Acquiring High-TC Layered Metal Halide Ferroelectrics via Cage-Confined Ethylamine Rotators.

Abstract

Two-dimensional (2D) organic-inorganic hybrid perovskite (OIHP) ferroelectrics have attracted widespread interest in the field of optoelectronics due to the combination of excellent semiconducting and ferroelectric properties. The Curie temperature (TC ), below which ferroelectricity exists, is a crucial parameter for ferroelectrics. However, the lack of research on TC tuning of 2D OIHP ferroelectrics hinders their further progress.

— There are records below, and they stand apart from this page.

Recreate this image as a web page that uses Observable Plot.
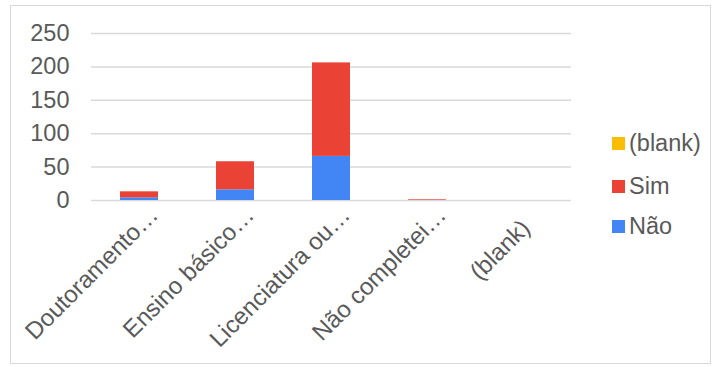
<!DOCTYPE html>
<html>
<head>
<meta charset="utf-8">
<script src="https://cdn.jsdelivr.net/npm/d3@7"></script>
<script src="https://cdn.jsdelivr.net/npm/@observablehq/plot@0.6"></script>
<style>
  html, body { margin: 0; padding: 0; background: #fff; }
  #wrap { position: relative; width: 720px; height: 367px; overflow: hidden;
          font-family: "Liberation Sans", Arial, sans-serif; color: #595959; }
  #frame { position: absolute; left: 10px; top: 5px; width: 701px; height: 359px;
           border: 1px solid #d9d9d9; box-sizing: border-box; pointer-events: none; }
  #chart { position: absolute; left: 0; top: 0; }
  #legend { position: absolute; left: 612px; top: 130px; font-size: 23.5px; }
  .item { position: absolute; left: 0; height: 26px; white-space: nowrap; }
  .sw { position: absolute; left: 0; top: 7px; width: 13px; height: 13px; }
  .lab { position: absolute; left: 17px; top: 0; line-height: 26px; }
</style>
</head>
<body>
<div id="wrap">
  <div id="chart"></div>
  <div id="legend"></div>
  <div id="frame"></div>
</div>
<script>
// Education level (truncated as in the source sheet)
const categories = ["Doutoramento…", "Ensino básico…", "Licenciatura ou…", "Não completei…", "(blank)"];
// Answer series, stacked bottom to top
const seriesNames = ["Não", "Sim", "(blank)"];
const seriesColors = ["#4285F4", "#EA4335", "#FBBC04"];
const naoValues = [4, 16, 66, 0, 0];
const simValues = [9, 42, 140, 1, 0];
const blankValues = [0, 0, 0, 0, 0];
const yTicks = [0, 50, 100, 150, 200, 250];

const seriesValues = [naoValues, simValues, blankValues];
const rows = [];
seriesNames.forEach((s, si) => {
  categories.forEach((c, ci) => rows.push({category: c, series: s, value: seriesValues[si][ci]}));
});

// Category labels: the long (truncated) ones sit flush against the axis,
// the short "(blank)" one is set slightly further down its slant.
const longLabels = categories.filter(c => c.endsWith("…"));
const shortLabels = categories.filter(c => !c.endsWith("…"));
const labelStyle = {
  x: d => d,
  frameAnchor: "bottom",
  text: d => d,
  rotate: -45,
  textAnchor: "end",
  lineAnchor: "bottom",
  fontSize: 24,
  fill: "#595959"
};

const chart = Plot.plot({
  width: 720,
  height: 367,
  marginTop: 33,
  marginBottom: 167,
  marginLeft: 91,
  marginRight: 149,
  style: {fontFamily: "'Liberation Sans', Arial, sans-serif", fontSize: "23.5px", color: "#595959", background: "transparent"},
  x: {domain: categories, paddingInner: 0.6, paddingOuter: 0.3, axis: null},
  y: {domain: [0, 250], axis: null},
  color: {domain: seriesNames, range: seriesColors},
  marks: [
    Plot.gridY(yTicks, {stroke: "#d9d9d9", strokeOpacity: 1, strokeWidth: 1.5}),
    Plot.axisY(yTicks, {tickSize: 0, tickPadding: 22, fontSize: 23.5, label: null, fill: "#595959"}),
    Plot.barY(rows, {x: "category", y: "value", fill: "series", order: seriesNames}),
    Plot.text(longLabels, {...labelStyle, dx: 20, dy: 16}),
    Plot.text(shortLabels, {...labelStyle, dx: 8, dy: 29})
  ]
});
document.getElementById("chart").appendChild(chart);

// Legend, listed top to bottom in reverse stacking order
const legend = document.getElementById("legend");
const tops = [0, 43, 83];
seriesNames.slice().reverse().forEach((s, i) => {
  const idx = seriesNames.indexOf(s);
  const item = document.createElement("div");
  item.className = "item";
  item.style.top = tops[i] + "px";
  item.innerHTML = `<div class="sw" style="background:${seriesColors[idx]}"></div><div class="lab">${s}</div>`;
  legend.appendChild(item);
});
</script>
</body>
</html>
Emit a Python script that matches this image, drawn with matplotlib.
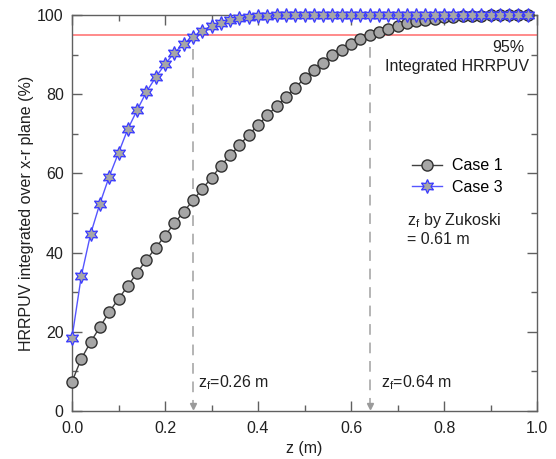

Here, through incorporating ethylammonium (EA) as cage-confined rotators, we obtained two 2D OIHP ferroelectrics, (IBA)2 (EA)Pb2 Br7 (2L; IBA=isobutylammonium), and (IBA)2 (EA)2 Pb3 Br10 (3L). Intriguingly, TC is successfully tuned from 326 K (2L) to 370 K (3L) with increasing layer thickness. Structural and computational analyses suggest that the improvement of TC is due to the higher phase-transition energy barrier triggered by the cage-confined EA rotators with increased layer thickness. This work suggests that EA is an effective "cage-confined rotator" to rationally design high-TC 2D OIHP ferroelectrics.